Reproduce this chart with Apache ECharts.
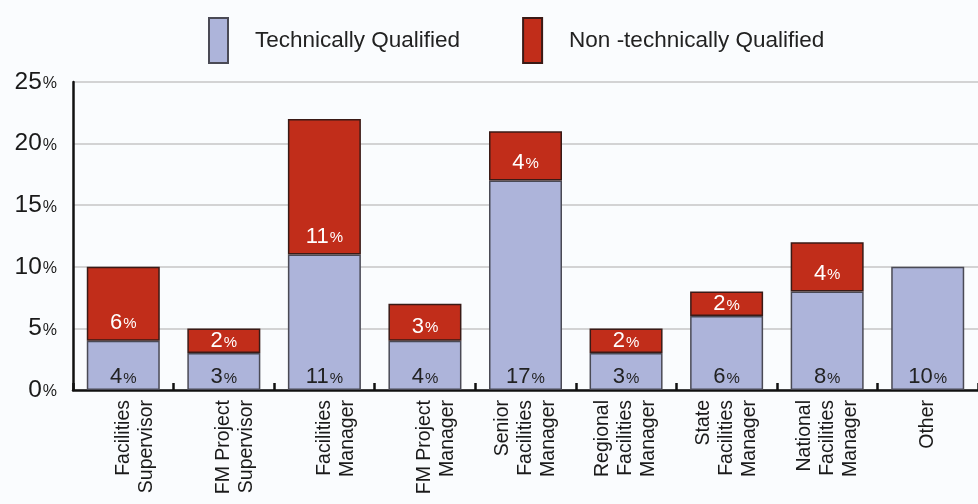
<!DOCTYPE html>
<html>
<head>
<meta charset="utf-8">
<script src="https://cdn.jsdelivr.net/npm/echarts@6/dist/echarts.min.js"></script>
<style>html,body{margin:0;padding:0;background:#fafcfe;}#c{width:978px;height:504px;}</style>
</head>
<body>
<div id="c"></div>
<script>
const categories = ['Facilities\nSupervisor','FM Project\nSupervisor','Facilities\nManager','FM Project\nManager','Senior\nFacilities\nManager','Regional\nFacilities\nManager','State\nFacilities\nManager','National\nFacilities\nManager','Other'];
const techQualified = [4, 3, 11, 4, 17, 3, 6, 8, 10];
const nonTechQualified = [6, 2, 11, 3, 4, 2, 2, 4, 0];
const yTicks = [0, 5, 10, 15, 20, 25];

const FONT = '"Liberation Sans", Arial, Helvetica, sans-serif';
const chart = echarts.init(document.getElementById('c'));

function valLabel(color, dist) {
  return {
    show: true,
    position: 'insideBottom',
    distance: dist,
    formatter: p => (p.value ? '{v|' + p.value + '}{p|%}' : ''),
    rich: {
      v: {fontSize: 22, color: color, fontFamily: FONT},
      p: {fontSize: 15, color: color, fontFamily: FONT, padding: [3, 0, 0, 1]}
    }
  };
}

// small red segments keep their label low inside the segment
const redData = nonTechQualified.map(v => {
  if (v === 0) return '-';
  const d = v <= 2 ? 1 : (v === 3 ? 3 : 7);
  return {value: v, label: {distance: d}};
});

chart.setOption({
  backgroundColor: '#fafcfe',
  animation: false,
  legend: {
    top: 12,
    left: 203,
    icon: 'rect',
    itemWidth: 19,
    itemHeight: 45,
    itemGap: 62,
    textStyle: {fontSize: 22.5, color: '#222', fontFamily: FONT, padding: [0, 0, 0, 22]},
    data: ['Technically Qualified', 'Non -technically Qualified']
  },
  grid: {left: 73, top: 82, bottom: 114, right: -8, containLabel: false},
  xAxis: {
    type: 'category',
    data: categories,
    axisLine: {lineStyle: {color: '#111', width: 2.5}},
    axisTick: {show: true, inside: true, length: 7, lineStyle: {color: '#111', width: 2.5}},
    axisLabel: {
      rotate: 90, interval: 0, margin: 10, fontSize: 19.5, lineHeight: 23,
      color: '#1a1a1a', fontFamily: FONT,
      formatter: v => (v.split('\n').length === 2 ? ' \n' + v : v)
    }
  },
  yAxis: {
    type: 'value',
    min: 0, max: 25, interval: 5,
    axisLine: {show: true, lineStyle: {color: '#111', width: 2.5}},
    axisTick: {show: false},
    splitLine: {lineStyle: {color: '#c6c6c6', width: 1.5}},
    axisLabel: {
      margin: 16,
      formatter: v => yTicks.includes(v) ? '{n|' + v + '}{p|%}' : '',
      rich: {
        n: {fontSize: 24.5, color: '#1a1a1a', fontFamily: FONT},
        p: {fontSize: 16, color: '#1a1a1a', fontFamily: FONT, padding: [4, 0, 0, 1]}
      }
    }
  },
  series: [
    {
      name: 'Technically Qualified',
      type: 'bar',
      stack: 'total',
      barWidth: 73,
      data: techQualified,
      itemStyle: {color: '#adb4da', borderColor: '#4a4a55', borderWidth: 1.5},
      label: valLabel('#222', 2)
    },
    {
      name: 'Non -technically Qualified',
      type: 'bar',
      stack: 'total',
      barWidth: 73,
      data: redData,
      itemStyle: {color: '#c12d1a', borderColor: '#3a1a16', borderWidth: 1.5},
      label: valLabel('#ffffff', 7)
    }
  ]
});
</script>
</body>
</html>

▸ TO DO
Pictures are excluded; extract exactly the lines from the start of the data through the line that holds "const yTicks = [0, 5, 10, 15, 20, 25];", both ends included.

▸ WRITTEN RESPONSE
Reproduce this chart with Apache ECharts.
<!DOCTYPE html>
<html>
<head>
<meta charset="utf-8">
<script src="https://cdn.jsdelivr.net/npm/echarts@6/dist/echarts.min.js"></script>
<style>html,body{margin:0;padding:0;background:#fafcfe;}#c{width:978px;height:504px;}</style>
</head>
<body>
<div id="c"></div>
<script>
const categories = ['Facilities\nSupervisor','FM Project\nSupervisor','Facilities\nManager','FM Project\nManager','Senior\nFacilities\nManager','Regional\nFacilities\nManager','State\nFacilities\nManager','National\nFacilities\nManager','Other'];
const techQualified = [4, 3, 11, 4, 17, 3, 6, 8, 10];
const nonTechQualified = [6, 2, 11, 3, 4, 2, 2, 4, 0];
const yTicks = [0, 5, 10, 15, 20, 25];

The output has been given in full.